Request Your InvitationFrequently asked
Why does OPF matter more than MIA for this conversation?
The overwhelming majority of Miami's private jet traffic departs Miami-Opa Locka Executive Airport, not Miami International, and OPF ranks among the busiest general aviation airports in the country by movements. Security and connectivity planning has to be built around OPF's operational reality, not the commercial airport most people assume is the hub.
What does a private jet cybersecurity assessment cost for an OPF-based aircraft?
A full assessment covering cabin network segmentation, ADS-B exposure review and executive device hardening typically runs $7,500 to $52,000 depending on aircraft size and existing hardware. Ongoing connectivity management and incident response retainers are priced separately, usually $18,000 to $55,000 a year. Exact scope is set during the initial Private Strategy Session.
How long does implementation take?
A technical audit and hardening plan typically takes 10 to 15 business days once we have access to the tail. Full network rebuild and device program rollout usually takes four to six weeks, scheduled around OPF slot availability and any planned maintenance downtime.
Should a Miami second home be secured differently from a primary residence?

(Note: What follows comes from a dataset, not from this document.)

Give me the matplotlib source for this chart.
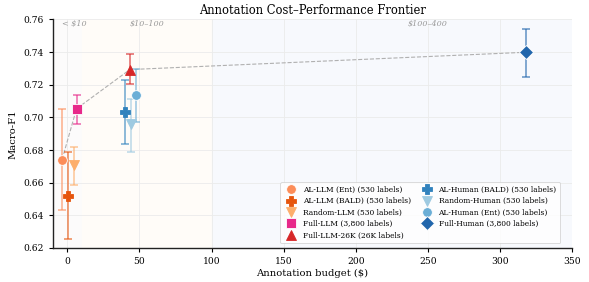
import matplotlib.pyplot as plt

plt.rcParams['font.family'] = 'DejaVu Serif'

# budget ($) as plotted, mean Macro-F1 and error bar ends
names = ['AL-LLM (Ent) (530 labels)', 'AL-LLM (BALD) (530 labels)', 'Random-LLM (530 labels)',
         'Full-LLM (3,800 labels)', 'Full-LLM-26K (26K labels)',
         'AL-Human (BALD) (530 labels)', 'Random-Human (530 labels)',
         'AL-Human (Ent) (530 labels)', 'Full-Human (3,800 labels)']
budget = [-3.7, 0.5, 4.6, 6.3, 43.3, 40.0, 44.0, 47.9, 318.0]
f1 = [0.6742, 0.652, 0.6711, 0.7053, 0.7293, 0.7031, 0.6957, 0.7135, 0.7399]
f1_low = [0.6435, 0.6253, 0.6587, 0.6961, 0.7207, 0.6838, 0.6785, 0.6973, 0.7250]
f1_high = [0.7050, 0.6790, 0.6818, 0.7139, 0.7389, 0.7227, 0.7115, 0.7299, 0.7543]
markers = ['o', 'P', 'v', 's', '^', 'P', 'v', 'o', 'D']
colors = ['#fc8d59', '#e6550d', '#fdae6b', '#e7298a', '#d62728',
          '#3182bd', '#9ecae1', '#6baed6', '#2166ac']

frontier = [0, 3, 4, 8]

fig = plt.figure(figsize=(5.89, 2.82), dpi=100)
ax = fig.add_axes([0.09, 0.1206, 0.881, 0.8104])

# cost bands
ax.axvspan(-10, 10, color='#fcfbfb', zorder=0)
ax.axvspan(10, 100, color='#fffcf8', zorder=0)
ax.axvspan(100, 400, color='#f7f9fd', zorder=0)
for xc, txt in [(5, '< $10'), (55, '$10\u2013100'), (250, '$100\u2013400')]:
    ax.text(xc, 0.7575, txt, ha='center', va='center', fontsize=5.8,
            style='italic', color='#999999')

ax.plot([budget[i] for i in frontier], [f1[i] for i in frontier],
        ls='--', color='#b0b0b0', lw=0.8, zorder=2)

for i in range(len(names)):
    err = [[f1[i] - f1_low[i]], [f1_high[i] - f1[i]]]
    ax.errorbar(budget[i], f1[i], yerr=err, fmt='none', ecolor=colors[i],
                alpha=0.7, capsize=3, elinewidth=1.1, capthick=1.1, zorder=3)
    ax.plot(budget[i], f1[i], marker=markers[i], color=colors[i], ls='none',
            markersize=7, label=names[i], zorder=4,
            markeredgecolor='white' if markers[i] in ('o', 's', 'D') else colors[i],
            markeredgewidth=0.6)

ax.set_xlim(-10, 350)
ax.set_ylim(0.62, 0.76)
ax.set_yticks([0.62, 0.64, 0.66, 0.68, 0.70, 0.72, 0.74, 0.76])
ax.yaxis.set_major_formatter(plt.FormatStrFormatter('%.2f'))
ax.grid(True, color='#ebebeb', lw=0.6, zorder=1)
ax.set_axisbelow(True)
for s in ['top', 'right']:
    ax.spines[s].set_visible(False)
for s in ['left', 'bottom']:
    ax.spines[s].set_color('#222222')
    ax.spines[s].set_linewidth(1.0)
ax.tick_params(labelsize=6.6, length=3, width=0.8)

ax.set_xlabel('Annotation budget ($)', fontsize=7.2, labelpad=2)
ax.set_ylabel('Macro-F1', fontsize=7.2)
ax.set_title('Annotation Cost\u2013Performance Frontier', fontsize=8.3, pad=4)

leg = ax.legend(loc='lower right', ncol=2, fontsize=5.4, frameon=True,
                handletextpad=0.6, columnspacing=1.0, labelspacing=0.45,
                borderpad=0.5, bbox_to_anchor=(0.985, 0.005))
leg.get_frame().set_edgecolor('#cccccc')
leg.get_frame().set_linewidth(0.6)

plt.savefig('out.png', dpi=100)
plt.close()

It should be secured to the same standard, which is precisely where most seasonal families fall short. A winter-season home and its associated aircraft are often treated as a lower priority than the primary residence, even though the predictable seasonal travel pattern they create is easier for an outside party to track and correlate than a full-time residence's routine.
Should the jet and any yacht be secured together or separately?
Together, and in Miami especially, given how often the two assets sit within a few miles of each other. We typically design cabin and vessel network policy as a single system under one incident response retainer, since a device carried between aircraft and yacht defeats hardening done on only one of them.